Bruegel: The European Union remains a laggard on banking supervisory transparency


Financial supervisors must provide the public with more information about the European banking sector in order to ensure financial stability. The level of transparency in national supervision of banks has dropped since 2013.

In the European Union, we find that the already low level of supervisory transparency has generally not improved, and even deteriorated, in early 2016 compared to a previous survey made in 2013 (Gandrud and Hallerberg, 2014). Supervisory authorities, including the European Central Bank (ECB) in its new capacity as euro-area financial supervisor, should dramatically step up their efforts to provide the public with more information about Europe’s massive banking sector. [...]

At the European level, the inception of banking union in the euro area is a major change of policy regime since the previous survey, but has not yet made enough of a difference in terms of supervisory transparency. ECB Banking Supervision has regularly updated its list of supervised entities, and occasionally released data from exercises such as the 2014 and 2015 Comprehensive Assessments, but does not regularly publish quantitative data about euro-area banks beyond a highly imprecise indication of balance sheet size. [...]

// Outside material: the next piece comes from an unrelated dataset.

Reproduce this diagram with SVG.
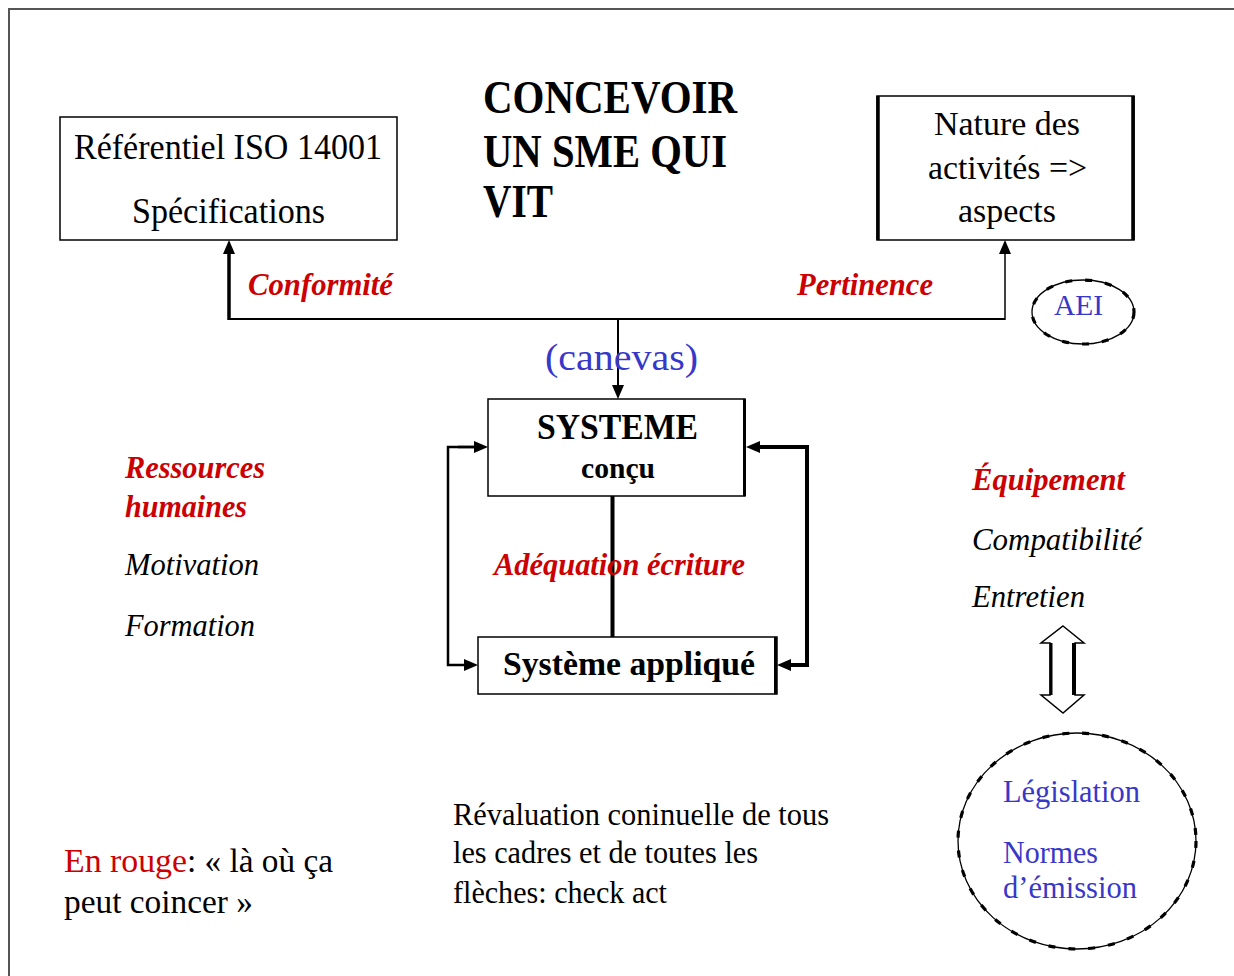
<svg xmlns="http://www.w3.org/2000/svg" width="1234" height="976" viewBox="0 0 1234 976">
<style>
text{font-family:"Liberation Serif","Times New Roman",serif;fill:#000}
.b{font-weight:bold}
.i{font-style:italic}
.r{fill:#cc0000}
.bl{fill:#3838c8}
.box{fill:#fff;stroke:#000;stroke-width:1.5}
.ln{fill:none;stroke:#000}
.blob{fill:#fff;stroke:#000;stroke-width:1.3}
.dash{fill:none;stroke:#000;stroke-width:3.2;stroke-dasharray:7 13}
</style>
<defs>
<marker id="ah" markerUnits="userSpaceOnUse" markerWidth="14" markerHeight="12" refX="4" refY="6" orient="auto" overflow="visible">
<path d="M0,0 L14,6 L0,12 z" fill="#000"/>
</marker>
</defs>
<rect width="1234" height="976" fill="#fff"/>
<g id="frame"><path d="M9,976 V9 H1234" fill="none" stroke="#555" stroke-width="2"/></g>

<g id="title">
<text class="b" x="483" y="113" font-size="46" textLength="254" lengthAdjust="spacingAndGlyphs">CONCEVOIR</text>
<text class="b" x="483" y="167" font-size="46" textLength="244" lengthAdjust="spacingAndGlyphs">UN SME QUI</text>
<text class="b" x="483" y="217" font-size="46" textLength="70" lengthAdjust="spacingAndGlyphs">VIT</text>
</g>

<g id="referentiel">
<rect class="box" x="60" y="117" width="337" height="123"/>
<text x="74" y="159" font-size="35" textLength="308" lengthAdjust="spacingAndGlyphs">Référentiel ISO 14001</text>
<text x="132" y="223" font-size="35" textLength="193" lengthAdjust="spacingAndGlyphs">Spécifications</text>
</g>

<g id="nature">
<rect class="box" x="877" y="96" width="257" height="144"/>
<path class="ln" d="M878,96 V240 M1133,96 V240" stroke-width="3.5"/>
<text x="934" y="135" font-size="34" textLength="146" lengthAdjust="spacingAndGlyphs">Nature des</text>
<text x="928" y="179" font-size="34" textLength="159" lengthAdjust="spacingAndGlyphs">activités =&gt;</text>
<text x="958" y="222" font-size="34" textLength="98" lengthAdjust="spacingAndGlyphs">aspects</text>
</g>

<g id="aei">
<ellipse class="blob" cx="1083" cy="312" rx="51" ry="32"/>
<ellipse class="dash" cx="1083" cy="312" rx="51" ry="32"/>
<text class="bl" x="1054" y="315" font-size="30" textLength="49" lengthAdjust="spacingAndGlyphs">AEI</text>
</g>

<g id="connectors">
<path class="ln" d="M229,319 H1005" stroke-width="2"/>
<path class="ln" d="M229,320 V250" stroke-width="3.5" marker-end="url(#ah)"/>
<path class="ln" d="M1005,320 V250" stroke-width="1.5" marker-end="url(#ah)"/>
<path class="ln" d="M618,319 V389" stroke-width="2" marker-end="url(#ah)"/>
<path class="ln" d="M612.5,496 V637" stroke-width="4"/>
<path class="ln" d="M478,447 H448 V665 H468" stroke-width="2.5" marker-end="url(#ah)"/>
<path class="ln" d="M458,447 H478" stroke-width="2.5" marker-end="url(#ah)"/>
<path class="ln" d="M760,447 H807 V665 H787" stroke-width="4" marker-end="url(#ah)"/>
<path class="ln" d="M770,447 H756" stroke-width="4" marker-end="url(#ah)"/>
</g>

<g id="labels">
<text class="b i r" x="248" y="295" font-size="31" textLength="145" lengthAdjust="spacingAndGlyphs">Conformité</text>
<text class="b i r" x="797" y="295" font-size="31" textLength="136" lengthAdjust="spacingAndGlyphs">Pertinence</text>
<text class="bl" x="545" y="370" font-size="38" textLength="153" lengthAdjust="spacingAndGlyphs">(canevas)</text>
<text class="b i r" x="494" y="575" font-size="31" textLength="251" lengthAdjust="spacingAndGlyphs">Adéquation écriture</text>
</g>

<g id="systeme">
<rect class="box" x="488" y="399" width="257" height="97"/>
<path class="ln" d="M744.5,399 V496" stroke-width="3"/>
<text class="b" x="537" y="439" font-size="35" textLength="161" lengthAdjust="spacingAndGlyphs">SYSTEME</text>
<text class="b" x="581" y="478" font-size="29" textLength="74" lengthAdjust="spacingAndGlyphs">conçu</text>
</g>

<g id="applique">
<rect class="box" x="478" y="637" width="299" height="57"/>
<path class="ln" d="M775.5,637 V694" stroke-width="3"/>
<text class="b" x="503" y="675" font-size="34" textLength="252" lengthAdjust="spacingAndGlyphs">Système appliqué</text>
</g>

<g id="ressources">
<text class="b i r" x="125" y="478" font-size="31" textLength="140" lengthAdjust="spacingAndGlyphs">Ressources</text>
<text class="b i r" x="125" y="517" font-size="31" textLength="122" lengthAdjust="spacingAndGlyphs">humaines</text>
<text class="i" x="125" y="575" font-size="31" textLength="134" lengthAdjust="spacingAndGlyphs">Motivation</text>
<text class="i" x="125" y="636" font-size="31" textLength="130" lengthAdjust="spacingAndGlyphs">Formation</text>
</g>

<g id="equipement">
<text class="b i r" x="972" y="490" font-size="31" textLength="153" lengthAdjust="spacingAndGlyphs">Équipement</text>
<text class="i" x="972" y="550" font-size="31" textLength="170" lengthAdjust="spacingAndGlyphs">Compatibilité</text>
<text class="i" x="972" y="607" font-size="31" textLength="113" lengthAdjust="spacingAndGlyphs">Entretien</text>
</g>

<g id="doublearrow">
<polygon points="1063,626 1084,643 1075,643 1075,695 1084,695 1063,713 1041,695 1050,695 1050,643 1041,643" fill="#fff" stroke="#000" stroke-width="1.5" stroke-linejoin="miter"/>
<path class="ln" d="M1051,643 V695" stroke-width="3"/>
<path class="ln" d="M1074,643 V695" stroke-width="4"/>
</g>

<g id="legislation">
<ellipse class="blob" cx="1077" cy="841" rx="119" ry="108"/>
<ellipse class="dash" cx="1077" cy="841" rx="119" ry="108"/>
<text class="bl" x="1003" y="802" font-size="31" textLength="137" lengthAdjust="spacingAndGlyphs">Législation</text>
<text class="bl" x="1003" y="863" font-size="31" textLength="95" lengthAdjust="spacingAndGlyphs">Normes</text>
<text class="bl" x="1003" y="898" font-size="31" textLength="134" lengthAdjust="spacingAndGlyphs">d’émission</text>
</g>

<g id="revaluation">
<text x="453" y="825" font-size="31" textLength="376" lengthAdjust="spacingAndGlyphs">Révaluation coninuelle de tous</text>
<text x="453" y="863" font-size="31" textLength="305" lengthAdjust="spacingAndGlyphs">les cadres et de toutes les</text>
<text x="453" y="903" font-size="31" textLength="214" lengthAdjust="spacingAndGlyphs">flèches: check act</text>
</g>

<g id="legend">
<text class="r" x="64" y="872" font-size="33" textLength="123" lengthAdjust="spacingAndGlyphs">En rouge</text>
<text x="187" y="872" font-size="33" textLength="146" lengthAdjust="spacingAndGlyphs">: « là où ça</text>
<text x="64" y="913" font-size="33" textLength="189" lengthAdjust="spacingAndGlyphs">peut coincer »</text>
</g>
</svg>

Also at the European level but predating banking union, the European Banking Authority (EBA) has continued to make important improvements in the area of supervisory transparency. But its efforts are insufficiently institutionalised, and do not cover the full spectrum of banks in the European Union. The EBA published results of a transparency exercise in December 2013, EU-wide stress tests in October 2014, and another transparency exercise in November 2015. These covered respectively only 64, 123, and 105 banks (of which one from Norway, the rest being all headquartered in the EU), so that the vast majority of Europe’s more than 3,500 banks, representing perhaps a quarter of total assets, are left out. [...]

Conclusion

Despite some positive, though insufficiently institutionalised, moves at the EU level, the trend in member states is towards less supervisory transparency. This is worrying, because the further successful integration of the EU financial sector requires financial market participants and the public to be able to access information on banks’ activities and health across borders. Some other jurisdictions provide much more detailed, regular and frequent information. In the United States, roughly 8,200 banks are required to make quarterly “call reports” that have data on the respective bank’s earnings, balance sheet, asset quality, liquidity and capital. A federal agency, the Federal Financial Institutions Examinations Council (FFIEC), makes this information available online, generally the day after it receives it. Evidently, technical reasons are not enough to justify the current lack of supervisory transparency in the European Union.